## Given exercise
Open with the line that has "Generate a Python"; close with the line that has "grid_col = '#DFE2EC'". Retype those lines exactly, images excluded.

Rows from a dataset of charts and code
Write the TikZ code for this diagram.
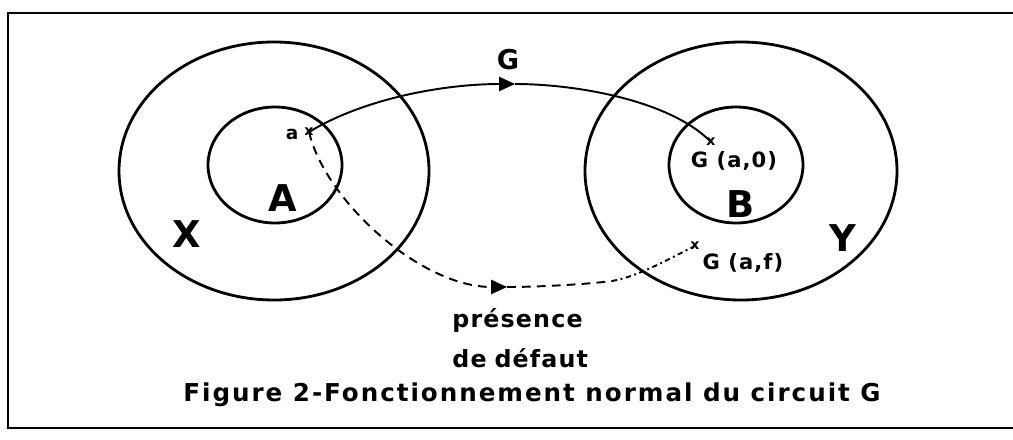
\documentclass[tikz,border=0pt]{standalone}
\usepackage{fontspec}
\setmainfont{DejaVu Sans}[LetterSpace=5]
\usetikzlibrary{arrows.meta}

\begin{document}
\begin{tikzpicture}[x=0.02cm,y=-0.02cm,
  ring/.style={line width=1.6pt},
  trace/.style={line width=1.1pt},
  tip/.style={-{Triangle[length=9pt,width=8pt]}},
  dsh/.style={dash pattern=on 5pt off 3.5pt},
  cross/.style={font=\fontsize{8}{8}\selectfont\bfseries,inner sep=0pt},
  setname/.style={font=\fontsize{21}{21}\selectfont\bfseries,inner sep=0pt},
  lbl/.style={font=\fontsize{12}{12}\selectfont\bfseries,inner sep=0pt}]
  \useasboundingbox (0,0) rectangle (1013,439);
  % frame, open on the right
  \draw[line width=1.7pt] (1030,13) -- (8,13) -- (8,428) -- (1030,428);
  % sets X, A and Y, B
  \draw[ring] (274,171) ellipse [x radius=155,y radius=129];
  \draw[ring] (275,165) ellipse [x radius=67,y radius=58];
  \draw[ring] (741,171) ellipse [x radius=156,y radius=129];
  \draw[ring] (736,165) ellipse [x radius=67,y radius=58];
  \node[setname] (X) at (187,234) {X};
  \node[setname] (A) at (283,198) {A};
  \node[setname] (B) at (741,204) {B};
  \node[setname] (Y) at (843,238) {Y};
  % points
  \coordinate (a) at (309,132);
  \coordinate (ga0) at (711,142);
  \coordinate (gaf) at (695,246);
  \coordinate (g1) at (515,84);
  \coordinate (g2) at (507,287);
  \coordinate (dd) at (612,281);
  \node[cross] (xa) at (a) {x};
  \node[cross] (xga0) at (ga0) {x};
  \node[cross] (xgaf) at (gaf) {x};
  \node[lbl,font=\fontsize{10.5}{10.5}\selectfont\bfseries] (la) at (292,134) {a};
  \node[lbl,font=\fontsize{15.5}{15.5}\selectfont\bfseries] (lG) at (508,60) {G};
  \node[lbl] (lga0) at (734,161) {G (a,0)};
  \node[lbl] (lgaf) at (743,263) {G (a,f)};
  % normal run
  \draw[trace,tip] (a) .. controls (365,98) and (445,84) .. (g1);
  \draw[trace] (g1) .. controls (575,84) and (670,100) .. (ga0);
  % run with a fault
  \draw[trace,dsh,tip] (a) .. controls (325,200) and (420,287) .. (g2);
  \draw[trace,dsh] (g2) .. controls (540,287) and (590,284) .. (dd);
  \draw[trace,dash dot] (dd) .. controls (640,276) and (670,258) .. (gaf);
  \node[lbl,font=\fontsize{13.5}{22.8}\selectfont\bfseries,align=left,anchor=west] (lf) at (452,338) {présence\\de\,\,défaut};
  \node[lbl,font=\fontsize{14}{14}\selectfont\bfseries\addfontfeature{LetterSpace=8}] (cap) at (532,395) {Figure 2-Fonctionnement normal du circuit G};
\end{tikzpicture}
\end{document}
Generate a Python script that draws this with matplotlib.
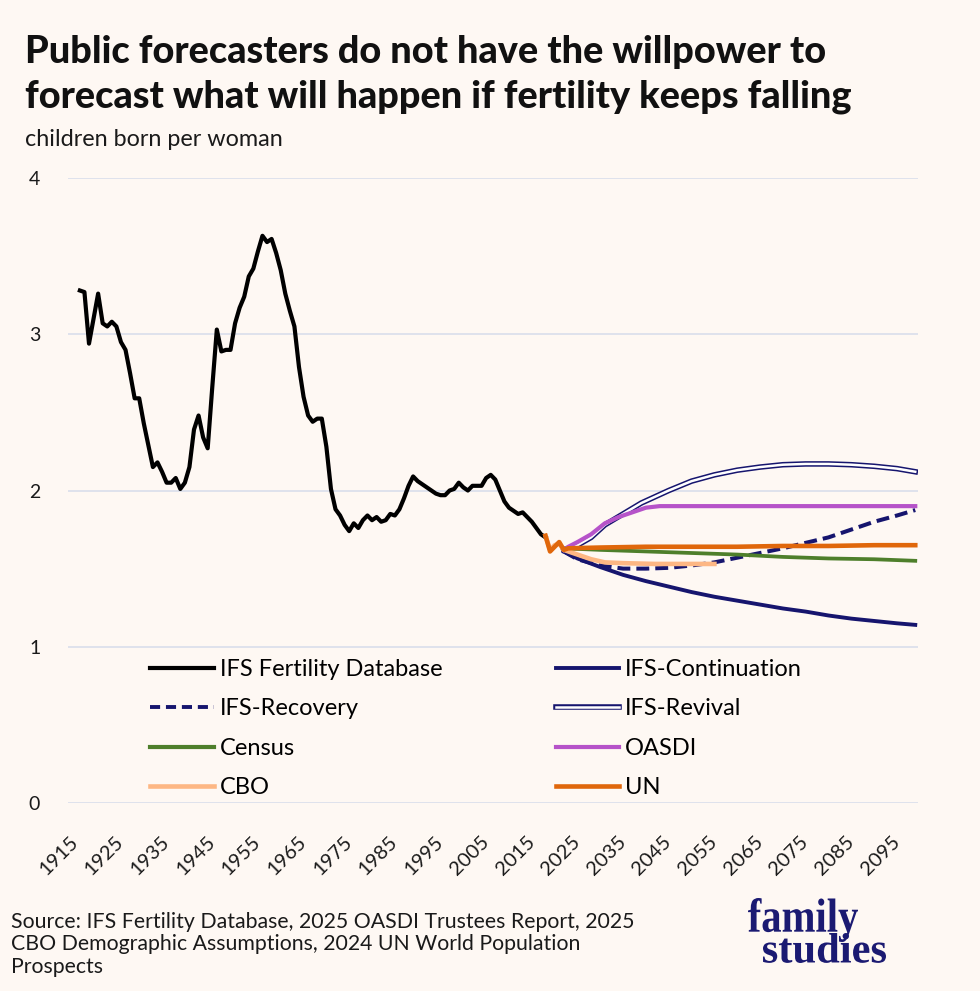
import numpy as np
import matplotlib
matplotlib.use('Agg')
import matplotlib.pyplot as plt
from matplotlib.lines import Line2D
from matplotlib.legend_handler import HandlerTuple
from matplotlib.textpath import TextPath
from matplotlib.font_manager import FontProperties
from matplotlib.patches import PathPatch
from matplotlib.transforms import Affine2D

plt.rcParams['font.family'] = ['Lato', 'DejaVu Sans']

bg = '#FEF8F3'
navy = '#16156E'
grid_col = '#DFE2EC'

# historical TFR (IFS Fertility Database), 1916-2018
hist_years = np.arange(1916, 2019)
hist_tfr = [3.28, 3.27, 2.94, 3.10, 3.26, 3.07, 3.05, 3.08, 3.05, 2.95,
            2.90, 2.75, 2.59, 2.59, 2.43, 2.29, 2.15, 2.18, 2.12, 2.05,
            2.05, 2.08, 2.01, 2.05, 2.15, 2.39, 2.48, 2.34, 2.27, 2.66,
            3.03, 2.89, 2.90, 2.90, 3.07, 3.17, 3.24, 3.37, 3.42, 3.53,
            3.63, 3.59, 3.61, 3.52, 3.41, 3.26, 3.15, 3.05, 2.79, 2.60,
            2.48, 2.44, 2.46, 2.46, 2.28, 2.01, 1.88, 1.84, 1.78, 1.74,
            1.79, 1.76, 1.81, 1.84, 1.81, 1.83, 1.80, 1.81, 1.85, 1.84,
            1.88, 1.95, 2.03, 2.09, 2.06, 2.04, 2.02, 2.00, 1.98, 1.97,
            1.97, 2.00, 2.01, 2.05, 2.02, 2.00, 2.03, 2.03, 2.03, 2.08,
            2.10, 2.07, 2.00, 1.93, 1.89, 1.87, 1.85, 1.86, 1.83, 1.80,
            1.76, 1.72, 1.70]

# projections
cont_years = [2022, 2025, 2030, 2035, 2040, 2045, 2050, 2055, 2060, 2065,
              2070, 2075, 2080, 2085, 2090, 2095, 2099]
cont_tfr = [1.61, 1.565, 1.51, 1.46, 1.42, 1.385, 1.35, 1.32, 1.295, 1.27,
            1.245, 1.225, 1.20, 1.18, 1.165, 1.15, 1.14]

rec_years = [2022, 2025, 2030, 2035, 2040, 2045, 2050, 2055, 2060, 2065,
             2070, 2075, 2080, 2085, 2090, 2095, 2099]
rec_tfr = [1.61, 1.56, 1.52, 1.50, 1.50, 1.505, 1.52, 1.54, 1.57, 1.60,
           1.63, 1.665, 1.70, 1.75, 1.80, 1.84, 1.875]

rev_years = [2022, 2025, 2028, 2031, 2035, 2039, 2045, 2050, 2055, 2060,
             2065, 2070, 2075, 2080, 2085, 2090, 2095, 2099]
rev_tfr = [1.62, 1.65, 1.70, 1.78, 1.85, 1.92, 2.00, 2.06, 2.10, 2.13,
           2.15, 2.165, 2.17, 2.17, 2.165, 2.155, 2.14, 2.12]

census_years = [2022, 2030, 2040, 2050, 2060, 2070, 2080, 2090, 2099]
census_tfr = [1.63, 1.62, 1.61, 1.60, 1.59, 1.575, 1.565, 1.56, 1.55]

oasdi_years = [2022, 2023, 2025, 2028, 2031, 2034, 2037, 2040, 2043, 2045, 2099]
oasdi_tfr = [1.62, 1.64, 1.67, 1.72, 1.79, 1.83, 1.86, 1.89, 1.90, 1.90, 1.90]

cbo_years = [2018, 2019, 2020, 2021, 2022, 2023, 2025, 2028, 2031, 2035, 2042, 2055]
cbo_tfr = [1.71, 1.62, 1.65, 1.66, 1.62, 1.61, 1.59, 1.56, 1.54, 1.535, 1.53, 1.53]

un_years = [2018, 2019, 2020, 2021, 2022, 2023, 2030, 2040, 2050, 2060,
            2070, 2080, 2090, 2099]
un_tfr = [1.71, 1.61, 1.64, 1.67, 1.62, 1.63, 1.635, 1.64, 1.64, 1.64,
          1.645, 1.645, 1.65, 1.65]

W, H = 980, 991
fig = plt.figure(figsize=(W / 100, H / 100), dpi=100, facecolor=bg)
ax = fig.add_axes([68 / W, 1 - 803 / H, 850 / W, 625 / H])
ax.set_facecolor(bg)

ax.plot(hist_years, hist_tfr, color='black', lw=3.0, solid_joinstyle='round')
ax.plot(cont_years, cont_tfr, color=navy, lw=2.8)
ax.plot(rec_years, rec_tfr, color=navy, lw=2.9, dashes=(3.2, 1.5))
ax.plot(rev_years, rev_tfr, color=navy, lw=4.0)
ax.plot(rev_years, rev_tfr, color='white', lw=1.8)
ax.plot(census_years, census_tfr, color='#4E7F2B', lw=2.7)
ax.plot(oasdi_years, oasdi_tfr, color='#B653C9', lw=3.0)
ax.plot(cbo_years, cbo_tfr, color='#FDB784', lw=3.3)
ax.plot(un_years, un_tfr, color='#E0670B', lw=3.3)

ax.set_xlim(1913.4, 2099.6)
ax.set_ylim(0, 4)
ax.set_yticks([0, 1, 2, 3, 4])
ax.set_xticks(range(1915, 2096, 10))
ax.grid(axis='y', color=grid_col, lw=1.4)
ax.set_axisbelow(True)
for s in ax.spines.values():
    s.set_visible(False)
ax.tick_params(length=0, labelsize=14, labelcolor='#1a1a1a')
ax.tick_params(axis='x', labelsize=14.5, pad=26)
ax.tick_params(axis='y', pad=20)
plt.setp(ax.get_xticklabels(), rotation=45, ha='right', va='center',
         rotation_mode='anchor')

# legend
h_black = Line2D([], [], color='black', lw=3.0)
h_cont = Line2D([], [], color=navy, lw=2.8)
h_rec = Line2D([], [], color=navy, lw=2.8, dashes=(2.6, 1.5))
h_rev = (Line2D([], [], color=navy, lw=4.0), Line2D([], [], color='white', lw=1.8))
h_census = Line2D([], [], color='#4E7F2B', lw=3.0)
h_oasdi = Line2D([], [], color='#B653C9', lw=3.0)
h_cbo = Line2D([], [], color='#FDB784', lw=3.3)
h_un = Line2D([], [], color='#E0670B', lw=3.3)
handles = [h_black, h_rec, h_census, h_cbo, h_cont, h_rev, h_oasdi, h_un]
labels = ['IFS Fertility Database', 'IFS-Recovery', 'Census', 'CBO',
          'IFS-Continuation', 'IFS-Revival', 'OASDI', 'UN']
ax.legend(handles, labels, ncol=2, loc='upper left',
          bbox_to_anchor=((150 - 68) / 850, (803 - 659) / 625),
          frameon=False, fontsize=17, borderpad=0, borderaxespad=0,
          handlelength=2.7, handletextpad=0.25, columnspacing=4.8,
          labelspacing=0.78, handler_map={tuple: HandlerTuple(ndivide=1, pad=0)})

# titles
fig.text(25 / W, 1 - 63 / H, 'Public forecasters do not have the willpower to',
         fontsize=27.3, fontweight='black', va='baseline', color='#111111')
fig.text(25 / W, 1 - 107 / H, 'forecast what will happen if fertility keeps falling',
         fontsize=27.3, fontweight='black', va='baseline', color='#111111')
fig.text(25 / W, 1 - 146 / H, 'children born per woman', fontsize=16.8,
         va='baseline', color='#1a1a1a')

src = ('Source: IFS Fertility Database, 2025 OASDI Trustees Report, 2025\n'
       'CBO Demographic Assumptions, 2024 UN World Population\n'
       'Prospects')
fig.text(11 / W, 1 - 973 / H, src, fontsize=15.3, va='baseline',
         linespacing=1.17, color='#1a1a1a')


# logo
def logo_word(word, x0, x1, ytop, ybot):
    fp = FontProperties(family='Liberation Serif', weight='bold')
    tp = TextPath((0, 0), word, size=100, prop=fp)
    bb = tp.get_extents()
    tr = (Affine2D().translate(-bb.x0, -bb.y0)
          .scale((x1 - x0) / bb.width, (ybot - ytop) / bb.height)
          .translate(x0, H - ybot).scale(1 / W, 1 / H))
    fig.add_artist(PathPatch(tr.transform_path(tp), transform=fig.transFigure,
                             fc='#1B1A72', ec='none'))


logo_word('family', 748, 858, 898, 942)
logo_word('studies', 763, 886, 933, 963)

fig.savefig('out.png', dpi=100, facecolor=bg)
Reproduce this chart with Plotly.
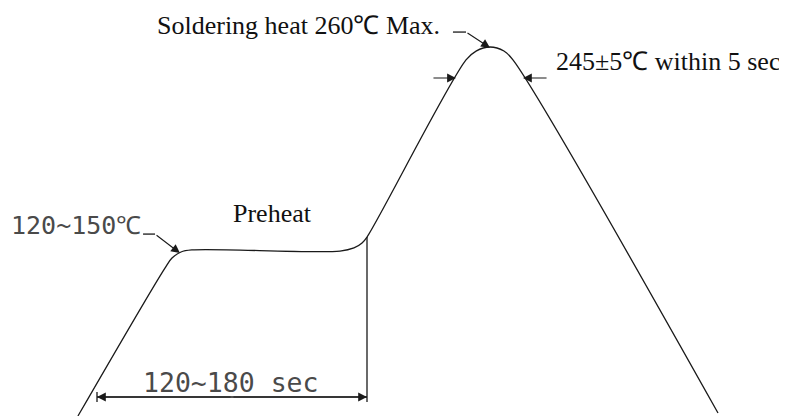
import plotly.graph_objects as go

# Reflow profile (schematic): time in seconds, temperature in deg C
time_s = [-12.7, 45.3, 50.0, 56.0, 63.3, 162.0, 171.3, 176.7, 180.0,
          246.0, 252.7, 262.0, 271.3, 277.3, 414.0]
temp_c = [60.0, 140.2, 145.6, 148.9, 150.0, 149.4, 151.1, 153.8, 157.0,
          253.0, 257.8, 260.0, 257.8, 253.0, 61.6]

# Preheat dimension
preheat_t = [0.0, 180.0]
dim_temp = 70.3
dim_tick_temp = [67.6, 73.0]
preheat_end_temp = [157.0, 67.6]

# Peak window (245 +/- 5 C within 5 sec)
window_temp = 243.2
window_left = [223.3, 239.3]   # tail, tip
window_right = [300.7, 284.0]  # tail, tip

# Leaders
soak_leader_t = [30.7, 38.7, 55.3]
soak_leader_temp = [158.6, 158.6, 148.3]
peak_leader_t = [237.3, 246.0, 262.0]
peak_leader_temp = [268.1, 268.1, 259.6]

# Labels
label_text = ["Soldering heat 260\u2103 Max.", "245\u00b15\u2103 within 5 sec", "Preheat",
              "120~150\u2103", "120~180 sec"]
label_t = [38.7, 304.7, 89.3, -58.7, 29.3]
label_temp = [271.9, 251.9, 170.0, 163.0, 78.4]
label_font = ["Liberation Serif", "Liberation Serif", "Liberation Serif",
              "DejaVu Sans Mono", "DejaVu Sans Mono"]
label_size = [26, 26, 26, 25, 26.5]

LC = "#1a1a1a"
LW = 1.3

fig = go.Figure()
fig.add_trace(go.Scatter(x=time_s, y=temp_c, mode="lines",
                         line=dict(color=LC, width=LW, shape="spline", smoothing=1.0),
                         hoverinfo="skip", showlegend=False))
# vertical end of preheat
fig.add_trace(go.Scatter(x=[preheat_t[1], preheat_t[1]], y=preheat_end_temp, mode="lines",
                         line=dict(color=LC, width=LW), hoverinfo="skip", showlegend=False))
# dimension line and tick
fig.add_trace(go.Scatter(x=preheat_t, y=[dim_temp, dim_temp], mode="lines",
                         line=dict(color=LC, width=LW), hoverinfo="skip", showlegend=False))
fig.add_trace(go.Scatter(x=[preheat_t[0], preheat_t[0]], y=dim_tick_temp, mode="lines",
                         line=dict(color=LC, width=LW), hoverinfo="skip", showlegend=False))
# leader polylines (without the arrowed last segment)
fig.add_trace(go.Scatter(x=soak_leader_t[:2], y=soak_leader_temp[:2], mode="lines",
                         line=dict(color=LC, width=LW), hoverinfo="skip", showlegend=False))
fig.add_trace(go.Scatter(x=peak_leader_t[:2], y=peak_leader_temp[:2], mode="lines",
                         line=dict(color=LC, width=LW), hoverinfo="skip", showlegend=False))


def arrow(tip_x, tip_y, tail_x, tail_y):
    fig.add_annotation(x=tip_x, y=tip_y, ax=tail_x, ay=tail_y, xref="x", yref="y",
                       axref="x", ayref="y", text="", showarrow=True, arrowhead=2,
                       arrowsize=1.6, arrowwidth=1.1, arrowcolor=LC, standoff=0,
                       startstandoff=0)


arrow(soak_leader_t[2], soak_leader_temp[2], soak_leader_t[1], soak_leader_temp[1])
arrow(peak_leader_t[2], peak_leader_temp[2], peak_leader_t[1], peak_leader_temp[1])
arrow(window_left[1], window_temp, window_left[0], window_temp)
arrow(window_right[1], window_temp, window_right[0], window_temp)
mid = (preheat_t[0] + preheat_t[1]) / 2
arrow(preheat_t[0], dim_temp, mid, dim_temp)
arrow(preheat_t[1], dim_temp, mid, dim_temp)

for txt, tx, ty, fam, sz in zip(label_text, label_t, label_temp, label_font, label_size):
    fig.add_annotation(x=tx, y=ty, xref="x", yref="y", text=txt, showarrow=False,
                       xanchor="left", yanchor="middle",
                       font=dict(family=fam, size=sz,
                                 color="#111" if fam == "Liberation Serif" else "#4a4a4a"))

# ranges account for the 8px default page margin around the plot div
fig.update_layout(width=787, height=416, margin=dict(l=0, r=0, t=0, b=0),
                  paper_bgcolor="white", plot_bgcolor="white",
                  xaxis=dict(range=[-59.33, 465.33], visible=False, fixedrange=True),
                  yaxis=dict(range=[55.66, 281.14], visible=False, fixedrange=True))

fig.write_html("out.html")
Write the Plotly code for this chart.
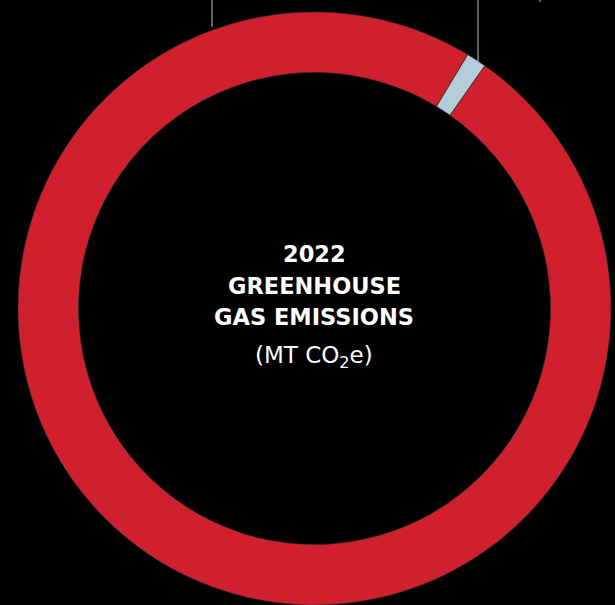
import plotly.graph_objects as go

# Data
categories = ["Minor source", "Main source"]
values = [1.1, 98.9]
colors = ["#B4CCD9", "#D0202E"]

title_lines = ["2022", "GREENHOUSE", "GAS EMISSIONS"]
unit_label = "(MT CO<sub>2</sub>e)"

W, H = 615, 605

fig = go.Figure()
fig.add_trace(go.Pie(
    labels=categories,
    values=values,
    hole=0.796,
    sort=False,
    direction="clockwise",
    rotation=31.1,
    textinfo="none",
    hoverinfo="label+percent",
    marker=dict(colors=colors, line=dict(color="#2a2a2a", width=0.6)),
    domain=dict(x=[(314.5 - 297) / W, (314.5 + 297) / W], y=[0, 1 - 12 / H]),
    showlegend=False,
))

# center text
line_y = [254, 286, 317]
annotations = []
for txt, yp in zip(title_lines, line_y):
    annotations.append(dict(
        text=f"<b>{txt}</b>", x=314 / W, y=1 - yp / H, xref="paper", yref="paper",
        xanchor="center", yanchor="middle", showarrow=False,
        font=dict(family="DejaVu Sans", size=22.5, color="white"),
    ))
annotations.append(dict(
    text=unit_label, x=314 / W, y=1 - 357 / H, xref="paper", yref="paper",
    xanchor="center", yanchor="middle", showarrow=False,
    font=dict(family="DejaVu Sans", size=23, color="white"),
))

# leader lines (cropped labels)
shapes = []
for xp, yend in [(212, 27), (478, 62), (540, 2)]:
    shapes.append(dict(
        type="line", xref="paper", yref="paper",
        x0=xp / W, x1=xp / W, y0=1, y1=1 - yend / H,
        line=dict(color="#bfbfbf", width=1),
    ))

fig.update_layout(
    width=W, height=H,
    margin=dict(l=0, r=0, t=0, b=0),
    paper_bgcolor="black", plot_bgcolor="black",
    annotations=annotations, shapes=shapes,
)

fig.write_html(
    "out.html",
    config={"displayModeBar": False},
    post_script="document.body.style.margin='0';document.body.style.background='black';document.body.style.overflow='hidden';",
)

## Task solution
Generate a Python script that draws this with matplotlib.
import numpy as np
import matplotlib
matplotlib.use('Agg')
import matplotlib.pyplot as plt
from matplotlib.lines import Line2D
from matplotlib.legend_handler import HandlerTuple
from matplotlib.textpath import TextPath
from matplotlib.font_manager import FontProperties
from matplotlib.patches import PathPatch
from matplotlib.transforms import Affine2D

plt.rcParams['font.family'] = ['Lato', 'DejaVu Sans']

bg = '#FEF8F3'
navy = '#16156E'
grid_col = '#DFE2EC'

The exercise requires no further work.